● Written task
Set down the material below word for word, excluding the pictures.

● Data
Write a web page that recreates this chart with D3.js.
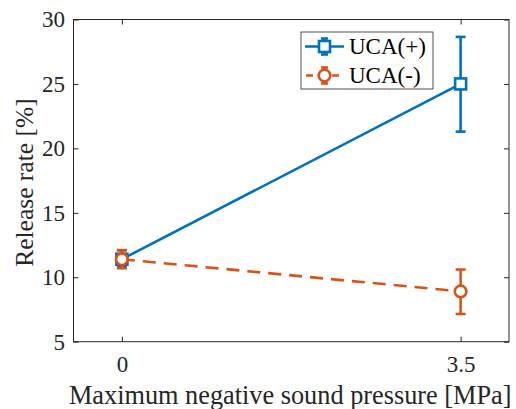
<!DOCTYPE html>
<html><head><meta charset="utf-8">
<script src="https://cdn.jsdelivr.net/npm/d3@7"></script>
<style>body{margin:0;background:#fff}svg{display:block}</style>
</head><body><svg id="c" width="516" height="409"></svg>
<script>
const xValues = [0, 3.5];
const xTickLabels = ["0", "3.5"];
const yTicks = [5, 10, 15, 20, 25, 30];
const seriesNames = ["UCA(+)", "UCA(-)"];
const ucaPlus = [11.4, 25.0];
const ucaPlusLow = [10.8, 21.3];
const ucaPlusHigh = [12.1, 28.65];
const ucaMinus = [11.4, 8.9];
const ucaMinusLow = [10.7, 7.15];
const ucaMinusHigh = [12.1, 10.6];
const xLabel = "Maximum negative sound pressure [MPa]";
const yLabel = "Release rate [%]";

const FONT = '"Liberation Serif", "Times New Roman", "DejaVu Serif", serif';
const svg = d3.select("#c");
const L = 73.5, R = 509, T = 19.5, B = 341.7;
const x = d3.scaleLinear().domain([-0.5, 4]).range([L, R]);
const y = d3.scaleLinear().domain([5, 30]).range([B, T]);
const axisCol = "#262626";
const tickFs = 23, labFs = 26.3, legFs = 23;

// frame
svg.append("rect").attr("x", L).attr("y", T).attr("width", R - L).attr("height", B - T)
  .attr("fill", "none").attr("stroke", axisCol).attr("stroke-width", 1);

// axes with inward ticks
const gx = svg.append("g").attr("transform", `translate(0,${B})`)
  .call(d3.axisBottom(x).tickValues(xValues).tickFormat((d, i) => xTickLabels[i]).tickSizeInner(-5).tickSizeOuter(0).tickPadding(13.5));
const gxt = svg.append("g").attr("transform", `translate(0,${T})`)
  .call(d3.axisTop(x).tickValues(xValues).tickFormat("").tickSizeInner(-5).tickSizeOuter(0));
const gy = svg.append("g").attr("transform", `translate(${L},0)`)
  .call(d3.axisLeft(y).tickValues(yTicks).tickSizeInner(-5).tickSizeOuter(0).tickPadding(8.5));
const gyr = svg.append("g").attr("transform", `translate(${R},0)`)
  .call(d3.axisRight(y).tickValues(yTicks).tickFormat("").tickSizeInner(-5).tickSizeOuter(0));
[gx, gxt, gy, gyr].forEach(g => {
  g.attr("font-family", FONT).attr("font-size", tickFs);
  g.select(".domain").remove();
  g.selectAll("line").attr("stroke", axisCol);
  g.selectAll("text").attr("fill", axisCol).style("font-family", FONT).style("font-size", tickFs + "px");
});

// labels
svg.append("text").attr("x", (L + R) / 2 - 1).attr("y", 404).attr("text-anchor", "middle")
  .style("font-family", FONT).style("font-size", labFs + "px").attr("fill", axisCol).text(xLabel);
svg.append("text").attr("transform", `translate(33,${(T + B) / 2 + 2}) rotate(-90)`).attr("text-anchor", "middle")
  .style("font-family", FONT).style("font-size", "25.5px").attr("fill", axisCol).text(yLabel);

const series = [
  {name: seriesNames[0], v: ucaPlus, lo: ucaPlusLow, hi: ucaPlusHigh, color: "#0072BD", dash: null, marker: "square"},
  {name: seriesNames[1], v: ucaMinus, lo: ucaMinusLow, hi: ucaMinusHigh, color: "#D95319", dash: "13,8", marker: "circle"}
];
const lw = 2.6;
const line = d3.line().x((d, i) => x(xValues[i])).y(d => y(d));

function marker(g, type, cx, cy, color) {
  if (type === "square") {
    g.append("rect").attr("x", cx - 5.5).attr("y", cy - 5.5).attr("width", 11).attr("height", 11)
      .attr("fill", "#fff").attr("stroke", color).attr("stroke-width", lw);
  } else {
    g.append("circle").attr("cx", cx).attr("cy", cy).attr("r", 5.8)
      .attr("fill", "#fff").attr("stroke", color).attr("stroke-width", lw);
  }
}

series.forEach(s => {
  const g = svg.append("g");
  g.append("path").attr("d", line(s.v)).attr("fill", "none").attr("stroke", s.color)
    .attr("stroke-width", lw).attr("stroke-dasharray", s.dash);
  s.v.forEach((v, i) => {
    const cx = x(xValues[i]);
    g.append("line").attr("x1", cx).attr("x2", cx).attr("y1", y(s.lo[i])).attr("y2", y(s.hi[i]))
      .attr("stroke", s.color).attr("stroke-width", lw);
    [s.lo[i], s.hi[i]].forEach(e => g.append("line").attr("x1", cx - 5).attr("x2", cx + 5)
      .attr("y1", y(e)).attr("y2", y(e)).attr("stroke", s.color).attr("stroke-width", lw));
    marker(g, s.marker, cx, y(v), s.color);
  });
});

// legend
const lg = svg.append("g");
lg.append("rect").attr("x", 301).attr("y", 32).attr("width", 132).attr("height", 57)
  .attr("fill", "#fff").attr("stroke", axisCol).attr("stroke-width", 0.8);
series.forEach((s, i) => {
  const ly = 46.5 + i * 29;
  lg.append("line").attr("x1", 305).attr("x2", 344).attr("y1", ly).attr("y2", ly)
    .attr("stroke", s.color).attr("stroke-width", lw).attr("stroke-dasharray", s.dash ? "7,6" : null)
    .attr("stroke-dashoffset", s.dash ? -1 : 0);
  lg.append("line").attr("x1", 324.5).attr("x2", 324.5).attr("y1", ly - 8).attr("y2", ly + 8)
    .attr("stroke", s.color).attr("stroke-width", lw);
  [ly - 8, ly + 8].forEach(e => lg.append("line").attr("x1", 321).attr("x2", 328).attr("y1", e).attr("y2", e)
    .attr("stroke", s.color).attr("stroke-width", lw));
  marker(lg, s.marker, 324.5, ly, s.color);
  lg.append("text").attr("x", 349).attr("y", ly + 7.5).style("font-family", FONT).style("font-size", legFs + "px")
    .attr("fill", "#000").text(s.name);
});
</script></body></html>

● Answer to this exercise
Write a web page that recreates this chart with D3.js.
<!DOCTYPE html>
<html><head><meta charset="utf-8">
<script src="https://cdn.jsdelivr.net/npm/d3@7"></script>
<style>body{margin:0;background:#fff}svg{display:block}</style>
</head><body><svg id="c" width="516" height="409"></svg>
<script>
const xValues = [0, 3.5];
const xTickLabels = ["0", "3.5"];
const yTicks = [5, 10, 15, 20, 25, 30];
const seriesNames = ["UCA(+)", "UCA(-)"];
const ucaPlus = [11.4, 25.0];
const ucaPlusLow = [10.8, 21.3];
const ucaPlusHigh = [12.1, 28.65];
const ucaMinus = [11.4, 8.9];
const ucaMinusLow = [10.7, 7.15];
const ucaMinusHigh = [12.1, 10.6];
const xLabel = "Maximum negative sound pressure [MPa]";
const yLabel = "Release rate [%]";

const FONT = '"Liberation Serif", "Times New Roman", "DejaVu Serif", serif';
const svg = d3.select("#c");
const L = 73.5, R = 509, T = 19.5, B = 341.7;
const x = d3.scaleLinear().domain([-0.5, 4]).range([L, R]);
const y = d3.scaleLinear().domain([5, 30]).range([B, T]);
const axisCol = "#262626";
const tickFs = 23, labFs = 26.3, legFs = 23;

// frame
svg.append("rect").attr("x", L).attr("y", T).attr("width", R - L).attr("height", B - T)
  .attr("fill", "none").attr("stroke", axisCol).attr("stroke-width", 1);

// axes with inward ticks
const gx = svg.append("g").attr("transform", `translate(0,${B})`)
  .call(d3.axisBottom(x).tickValues(xValues).tickFormat((d, i) => xTickLabels[i]).tickSizeInner(-5).tickSizeOuter(0).tickPadding(13.5));
const gxt = svg.append("g").attr("transform", `translate(0,${T})`)
  .call(d3.axisTop(x).tickValues(xValues).tickFormat("").tickSizeInner(-5).tickSizeOuter(0));
const gy = svg.append("g").attr("transform", `translate(${L},0)`)
  .call(d3.axisLeft(y).tickValues(yTicks).tickSizeInner(-5).tickSizeOuter(0).tickPadding(8.5));
const gyr = svg.append("g").attr("transform", `translate(${R},0)`)
  .call(d3.axisRight(y).tickValues(yTicks).tickFormat("").tickSizeInner(-5).tickSizeOuter(0));
[gx, gxt, gy, gyr].forEach(g => {
  g.attr("font-family", FONT).attr("font-size", tickFs);
  g.select(".domain").remove();
  g.selectAll("line").attr("stroke", axisCol);
  g.selectAll("text").attr("fill", axisCol).style("font-family", FONT).style("font-size", tickFs + "px");
});

// labels
svg.append("text").attr("x", (L + R) / 2 - 1).attr("y", 404).attr("text-anchor", "middle")
  .style("font-family", FONT).style("font-size", labFs + "px").attr("fill", axisCol).text(xLabel);
svg.append("text").attr("transform", `translate(33,${(T + B) / 2 + 2}) rotate(-90)`).attr("text-anchor", "middle")
  .style("font-family", FONT).style("font-size", "25.5px").attr("fill", axisCol).text(yLabel);

const series = [
  {name: seriesNames[0], v: ucaPlus, lo: ucaPlusLow, hi: ucaPlusHigh, color: "#0072BD", dash: null, marker: "square"},
  {name: seriesNames[1], v: ucaMinus, lo: ucaMinusLow, hi: ucaMinusHigh, color: "#D95319", dash: "13,8", marker: "circle"}
];
const lw = 2.6;
const line = d3.line().x((d, i) => x(xValues[i])).y(d => y(d));

function marker(g, type, cx, cy, color) {
  if (type === "square") {
    g.append("rect").attr("x", cx - 5.5).attr("y", cy - 5.5).attr("width", 11).attr("height", 11)
      .attr("fill", "#fff").attr("stroke", color).attr("stroke-width", lw);
  } else {
    g.append("circle").attr("cx", cx).attr("cy", cy).attr("r", 5.8)
      .attr("fill", "#fff").attr("stroke", color).attr("stroke-width", lw);
  }
}

series.forEach(s => {
  const g = svg.append("g");
  g.append("path").attr("d", line(s.v)).attr("fill", "none").attr("stroke", s.color)
    .attr("stroke-width", lw).attr("stroke-dasharray", s.dash);
  s.v.forEach((v, i) => {
    const cx = x(xValues[i]);
    g.append("line").attr("x1", cx).attr("x2", cx).attr("y1", y(s.lo[i])).attr("y2", y(s.hi[i]))
      .attr("stroke", s.color).attr("stroke-width", lw);
    [s.lo[i], s.hi[i]].forEach(e => g.append("line").attr("x1", cx - 5).attr("x2", cx + 5)
      .attr("y1", y(e)).attr("y2", y(e)).attr("stroke", s.color).attr("stroke-width", lw));
    marker(g, s.marker, cx, y(v), s.color);
  });
});

// legend
const lg = svg.append("g");
lg.append("rect").attr("x", 301).attr("y", 32).attr("width", 132).attr("height", 57)
  .attr("fill", "#fff").attr("stroke", axisCol).attr("stroke-width", 0.8);
series.forEach((s, i) => {
  const ly = 46.5 + i * 29;
  lg.append("line").attr("x1", 305).attr("x2", 344).attr("y1", ly).attr("y2", ly)
    .attr("stroke", s.color).attr("stroke-width", lw).attr("stroke-dasharray", s.dash ? "7,6" : null)
    .attr("stroke-dashoffset", s.dash ? -1 : 0);
  lg.append("line").attr("x1", 324.5).attr("x2", 324.5).attr("y1", ly - 8).attr("y2", ly + 8)
    .attr("stroke", s.color).attr("stroke-width", lw);
  [ly - 8, ly + 8].forEach(e => lg.append("line").attr("x1", 321).attr("x2", 328).attr("y1", e).attr("y2", e)
    .attr("stroke", s.color).attr("stroke-width", lw));
  marker(lg, s.marker, 324.5, ly, s.color);
  lg.append("text").attr("x", 349).attr("y", ly + 7.5).style("font-family", FONT).style("font-size", legFs + "px")
    .attr("fill", "#000").text(s.name);
});
</script></body></html>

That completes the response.